Direct Analysis of Silicon Carbide Powder by Total Reflection X-Ray Fluorescence Spectrometry

Abstract

Three silicon carbide powders having different grain size distributions were analyzed by total reflection X-ray fluorescence (TXRF) spectrometry with the application of slurry sampling. For the elements investigated (Fe, Ti, V, Cu, Ni, and Ca) the line-to-background ratios show a maximum value at a surface concentration of 12.5 μg/mm2. For the realization of this surface concentration, a 25-μL aqueous slurry with a concentration of 1% (m/V) and pH of 10 was dropped onto the hydrophobic quartz carrier plate. For quantification of the intensity data, gallium was added as an internal standard to the slurries. Under these experimental conditions, the analytical data of the fine-grained powders (80–90% of the powder particles were less than 1.5 μm) are in good agreement with concentrations determined in various laboratories by inductively coupled plasma atomic emission spectrometry (ICP-AES), ICPmass spectroscopy (MS), electrothermal vaporization- (ETV)-ICP-AES, slurry sampling graphite furnace atomic absorption spectroscopy (GF-AAS), and neutron activation methods.
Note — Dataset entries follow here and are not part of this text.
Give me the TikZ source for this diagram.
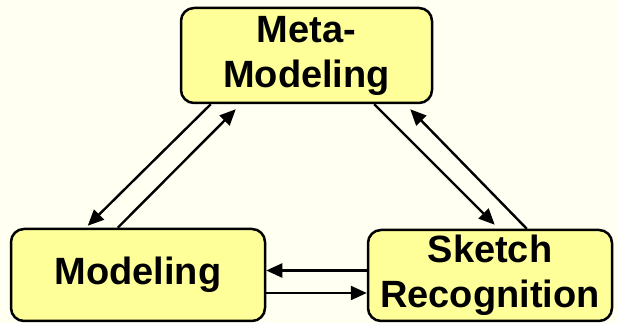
\documentclass[tikz,border=0pt]{standalone}
\usepackage{fontspec}
\setmainfont{Liberation Sans}
\usetikzlibrary{arrows.meta}
\definecolor{bgcream}{RGB}{255,255,242}
\definecolor{boxyellow}{RGB}{255,255,153}
\tikzset{
  box/.style={draw=black, line width=2.5pt, fill=boxyellow, rounded corners=13pt,
    align=center, inner sep=0pt,
    font=\fontsize{38}{45}\selectfont\bfseries},
  link/.style={line width=2.4pt, -{Triangle[length=16pt,width=14pt]}}
}
\begin{document}
\begin{tikzpicture}[x=1pt,y=1pt]
  \fill[bgcream] (0,0) rectangle (618,323);
  \useasboundingbox (0,0) rectangle (618,323);
  \node[box, minimum width=251pt, minimum height=95pt] (meta) at (306.5,267.5) {Meta-\\Modeling};
  \node[box, minimum width=254pt, minimum height=92pt] (model) at (138,48) {Modeling};
  \node[box, minimum width=244pt, minimum height=91pt] (sketch) at (490,47.5) {Sketch\\Recognition};
  % left pair
  \draw[link] ([xshift=31pt]meta.south west) -- ([xshift=78pt,yshift=2pt]model.north west);
  \draw[link] ([xshift=108pt]model.north west) -- ([xshift=56pt,yshift=-5pt]meta.south west);
  % right pair
  \draw[link] ([xshift=-59pt]meta.south east) -- ([xshift=128pt,yshift=4pt]sketch.north west);
  \draw[link] ([xshift=160pt]sketch.north west) -- ([xshift=-23pt,yshift=-5pt]meta.south east);
  % horizontal pair
  \draw[link] ([yshift=5pt]sketch.west) -- ([yshift=5pt]sketch.west -| model.east);
  \draw[link] ([yshift=-18pt]model.east) -- ([yshift=-18pt]model.east -| sketch.west);
\end{tikzpicture}
\end{document}
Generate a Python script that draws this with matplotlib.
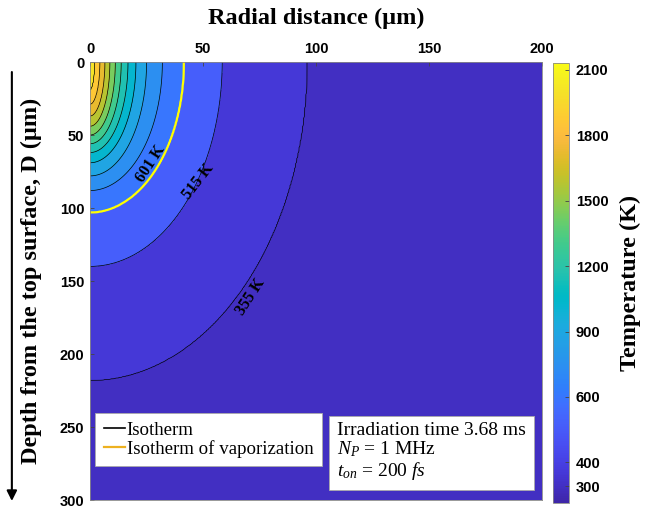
import numpy as np
import matplotlib
matplotlib.use("Agg")
import matplotlib.pyplot as plt
from matplotlib.colors import LinearSegmentedColormap, FuncNorm
from matplotlib.lines import Line2D
import matplotlib.cm as cm

plt.rcParams["mathtext.fontset"] = "custom"
plt.rcParams["mathtext.rm"] = "Liberation Serif"
plt.rcParams["mathtext.it"] = "Liberation Serif:italic"

# isotherms: level (K), radial reach at the surface (um), depth on the axis (um)
iso_levels = [355, 515, 601, 741, 881, 1021, 1161, 1301, 1441, 1581, 1721, 1861, 2001]
iso_radius = [96, 58.5, 41.5, 32, 25, 20.3, 16.8, 13.8, 11.2, 8.8, 6.6, 4.4, 2.2]
iso_depth = [218, 140, 103, 88, 78, 69, 62, 56, 50, 44, 37, 29, 19]
t_ambient = 300
t_peak = 2060
vapor_level = 601
labelled = [601, 515, 355]

cbar_ticks = [300, 400, 600, 900, 1200, 1500, 1800, 2100]
# colorbar is not linear: tick value -> fraction of the bar height
cbar_knots_t = [230, 300, 400, 600, 2132]
cbar_knots_f = [0.0, 0.0386, 0.093, 0.241, 1.0]

# MATLAB parula (64 entries)
parula = [
    (0.2422, 0.1504, 0.6603), (0.2504, 0.1650, 0.7076), (0.2578, 0.1818, 0.7511), (0.2647, 0.1978, 0.7952),
    (0.2706, 0.2147, 0.8364), (0.2751, 0.2342, 0.8710), (0.2783, 0.2559, 0.8991), (0.2803, 0.2782, 0.9221),
    (0.2813, 0.3006, 0.9414), (0.2810, 0.3228, 0.9579), (0.2795, 0.3447, 0.9717), (0.2760, 0.3667, 0.9829),
    (0.2699, 0.3892, 0.9906), (0.2602, 0.4123, 0.9952), (0.2440, 0.4358, 0.9988), (0.2206, 0.4603, 0.9973),
    (0.1963, 0.4847, 0.9892), (0.1834, 0.5074, 0.9798), (0.1786, 0.5289, 0.9682), (0.1764, 0.5499, 0.9520),
    (0.1687, 0.5703, 0.9359), (0.1540, 0.5902, 0.9218), (0.1460, 0.6091, 0.9079), (0.1380, 0.6276, 0.8973),
    (0.1248, 0.6459, 0.8883), (0.1113, 0.6635, 0.8763), (0.0952, 0.6798, 0.8598), (0.0689, 0.6948, 0.8394),
    (0.0297, 0.7082, 0.8163), (0.0036, 0.7203, 0.7917), (0.0067, 0.7312, 0.7660), (0.0433, 0.7411, 0.7394),
    (0.0964, 0.7500, 0.7120), (0.1408, 0.7584, 0.6842), (0.1717, 0.7670, 0.6554), (0.1938, 0.7758, 0.6251),
    (0.2161, 0.7843, 0.5923), (0.2470, 0.7918, 0.5567), (0.2906, 0.7973, 0.5188), (0.3406, 0.8008, 0.4789),
    (0.3909, 0.8029, 0.4354), (0.4456, 0.8024, 0.3909), (0.5044, 0.7993, 0.3480), (0.5616, 0.7942, 0.3045),
    (0.6174, 0.7876, 0.2612), (0.6720, 0.7793, 0.2227), (0.7242, 0.7698, 0.1910), (0.7738, 0.7598, 0.1646),
    (0.8203, 0.7498, 0.1535), (0.8634, 0.7406, 0.1596), (0.9035, 0.7330, 0.1774), (0.9393, 0.7288, 0.2100),
    (0.9728, 0.7298, 0.2394), (0.9956, 0.7434, 0.2371), (0.9970, 0.7659, 0.2199), (0.9952, 0.7893, 0.2028),
    (0.9892, 0.8136, 0.1885), (0.9786, 0.8386, 0.1766), (0.9676, 0.8639, 0.1643), (0.9610, 0.8890, 0.1537),
    (0.9597, 0.9135, 0.1423), (0.9628, 0.9373, 0.1265), (0.9691, 0.9606, 0.1064), (0.9769, 0.9839, 0.0805),
]
cmap = LinearSegmentedColormap.from_list("parula", parula, N=256)
norm = FuncNorm((lambda v: np.interp(v, cbar_knots_t, cbar_knots_f),
                 lambda f: np.interp(f, cbar_knots_f, cbar_knots_t)),
                vmin=cbar_knots_t[0], vmax=cbar_knots_t[-1])

# temperature field built from the nested isotherm ellipses
lev = np.array([t_ambient] + iso_levels + [t_peak], float)
ax_a = np.array([420] + iso_radius + [0.4])
ax_b = np.array([800] + iso_depth + [3.0])
r = np.linspace(0, 200, 401)
z = np.linspace(0, 300, 601)
R, Z = np.meshgrid(r, z)
Q = np.log(np.sqrt((R[None] / ax_a[:, None, None]) ** 2 + (Z[None] / ax_b[:, None, None]) ** 2) + 1e-9)
k = np.clip((Q < 0).sum(axis=0), 1, len(lev) - 1)
q0 = np.take_along_axis(Q, (k - 1)[None], 0)[0]
q1 = np.take_along_axis(Q, k[None], 0)[0]
frac = np.clip(-q0 / (q1 - q0), 0, 1)
T = lev[k - 1] + (lev[k] - lev[k - 1]) * frac

fig = plt.figure(figsize=(6.59, 5.13), dpi=100)
ax = fig.add_axes([0.1366, 0.0253, 0.6859, 0.8538])
cax = fig.add_axes([0.8392, 0.0195, 0.0243, 0.8577])

fill_levels = [t_ambient - 10] + iso_levels + [t_peak + 50]
band_colors = [cmap(norm(v)) for v in [t_ambient] + iso_levels]
ax.contourf(R, Z, T, levels=fill_levels, colors=band_colors)
ax.contour(R, Z, T, levels=[v for v in iso_levels if v != vapor_level], colors="k", linewidths=0.5)
ax.contour(R, Z, T, levels=[vapor_level], colors="#ffff00", linewidths=1.6)

# isotherm labels
lab_pos = {601: (27, 70, 57), 515: (48, 82, 52), 355: (71, 161, 57)}
for lv in labelled:
    x, y, rot = lab_pos[lv]
    ax.text(x, y, f"{lv} K", rotation=rot, ha="center", va="center", fontsize=11.5,
            family="Liberation Serif", fontweight="bold", color="k")

ax.set_xlim(0, 200)
ax.set_ylim(300, 0)
ax.set_xticks([0, 50, 100, 150, 200])
ax.set_yticks([0, 50, 100, 150, 200, 250, 300])
ax.xaxis.tick_top()
ax.xaxis.set_label_position("top")
ax.tick_params(direction="in", length=3, width=0.6, color="#444444", labelsize=10.5, pad=4)
for t in ax.get_xticklabels() + ax.get_yticklabels():
    t.set_family("Liberation Sans")
    t.set_fontweight("bold")
for s in ax.spines.values():
    s.set_color("#888888")
    s.set_linewidth(0.6)
ax.set_xlabel("Radial distance (µm)", family="Liberation Serif", fontweight="bold", fontsize=17.5, labelpad=13)
ax.set_ylabel("Depth from the top surface, D (µm)", family="Liberation Serif", fontweight="bold",
              fontsize=17.5, labelpad=13)

# legend
handles = [Line2D([0], [0], color="k", lw=1.2), Line2D([0], [0], color="#EDB120", lw=1.6)]
leg = ax.legend(handles, ["Isotherm", "Isotherm of vaporization"], loc="upper left",
                bbox_to_anchor=(0.012, 0.198), prop={"family": "Liberation Serif", "size": 13.6},
                handlelength=1.1, handletextpad=0.1, borderpad=0.45, labelspacing=0.05,
                handleheight=0.6, borderaxespad=0, fancybox=False, framealpha=1, edgecolor="#aaaaaa")
leg.get_frame().set_linewidth(0.6)

ax.text(0.547, 0.179, "Irradiation time 3.68 ms\n$N_P$ = 1 MHz\n$t_{on}$ = 200 $fs$", transform=ax.transAxes,
        ha="left", va="top", fontsize=14, family="Liberation Serif", linespacing=1.05,
        bbox=dict(boxstyle="square,pad=0.4", fc="w", ec="#aaaaaa", lw=0.6))

# colorbar
sm = cm.ScalarMappable(norm=norm, cmap=cmap)
cb = fig.colorbar(sm, cax=cax, ticks=cbar_ticks)
cb.outline.set_edgecolor("#888888")
cb.outline.set_linewidth(0.6)
cax.tick_params(direction="in", length=3, width=0.6, color="#444444", labelsize=10.5, pad=5)
for t in cax.get_yticklabels():
    t.set_family("Liberation Sans")
    t.set_fontweight("bold")
cax.yaxis.set_minor_locator(matplotlib.ticker.NullLocator())
cb.set_label("Temperature (K)", family="Liberation Serif", fontweight="bold", fontsize=17.5, labelpad=8)

# arrow along the depth axis
fig.add_artist(matplotlib.patches.FancyArrowPatch((0.018, 0.865), (0.018, 0.018), transform=fig.transFigure,
                                                  arrowstyle="-|>,head_length=6,head_width=3", color="k", lw=1.5))

fig.savefig("out.png", dpi=100)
Powders with a mean grain size greater than 1.5 μm deviate much more from the reference data. Calculated limits of detection (LODs) range from 2 to 25 μg/g. The precision expressed as relative standard deviation (RSD) varies between 4 and 14% for Fe, Ti, and V, whose concentrations in the fine-grained silicon carbide samples exceed by a minimum of tenfold their limits of detection; however the precision is very poor for Cu (66.6%) and Ni (62.3%), which have concentrations near the limits of the detection.